Besoin futur de garanties et de financements étatiques

Fondamentalement, la distribution quotidienne de lettres, journaux et colis et les possibilités de dépôt doivent être disponibles dans toutes les régions du pays. Comme on peut le voir dans la matrice ci-dessus, ces prestations seraient accessibles dans de nombreuses régions même sans garantie ou financement de l’État. Dans certains cas, des contrats de service de l’État (via des appels d’offres) et un financement direct par l’État (compensation aux entreprises contractantes) sont nécessaires.

  • En principe, il devrait être possible de continuer à garantir les délais et les fréquences de distribution actuels, grâce à une répartition plus large des tâches entre La Poste et les entreprises privées ainsi qu’à un financement étatique ciblé. Au lieu d’être sapée, la concurrence devient un moyen d’améliorer les prestations.

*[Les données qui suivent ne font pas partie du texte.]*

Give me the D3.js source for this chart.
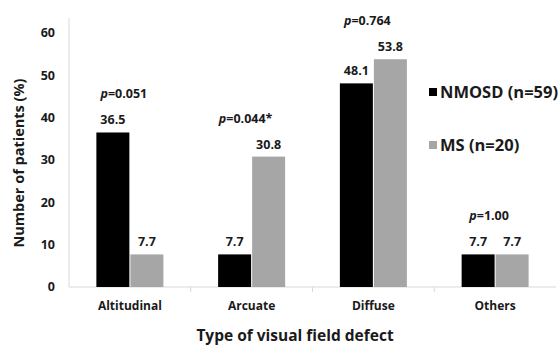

  • Les services de paiement, qui doivent eux aussi être accessibles à chacun, en principe, sont mis à disposition par le marché sur l’ensemble du territoire. Ici, tout au plus une garantie étatique ponctuelle est nécessaire, mais pas un financement étatique.
  • Les prestations doivent pouvoir être fournies avec davantage de flexibilité, afin que les offices de poste, les agences de La Poste et de prestataires tiers, le service à domicile et les canaux numériques puissent être utilisés de manière optimale. Il faut une combinaison de services à domicile et d’agences postales (ouvertes). La priorité devrait être donnée aux points d’accès déjà existants et véritablement vitaux (commerce de détail), en particulier dans les régions périphériques (les «zones C» selon la définition de La Poste). Ils seraient de véritables fournisseurs de la desserte de base, avec une fréquentation de clients régulière. Les modes de fourniture de toutes les prestations devraient être traités de façon équivalente, en ce sens qu’ils ne devraient pas constituer un critère d’appel d’offres, par exemple. Outre le service à domicile, l’agence postale constitue la solution la plus simple du point de vue des clients. Un «point de contact unique» pour les différents prestataires de services signifie une réelle valeur ajoutée pour les utilisateurs. L’augmentation de la fréquentation des agences postales et la diminution simultanée de la fréquentation des offices de poste (selon le rapport annuel de la Postcom) sont un autre indice d’une évolution dans cette direction. Actuellement, La Poste n’utilise pas sa marge de manœuvre juridique pour transformer les points d’accès en agences ou pour développer le service à domicile. Les PME intéressées ne sont en particulier pas suffisamment prises en considération en tant que partenaire.
  • En périphérie, les agences postales permettent de garantir des prestations de qualité à l’avenir également. Un modèle d’agence ouverte contribuera en particulier à accroître les possibilités d’accès, dans la mesure où les services postaux peuvent être proposés plus facilement dans des lieux avec un fort pouvoir d’attraction (les supermarchés, par exemple). En même temps, l’insuffisance actuelle de l’offre de points d'accès dans les centres et les agglomérations sera corrigée grâce à l’ouverture du marché et au nombre (encore) plus élevé d’agences.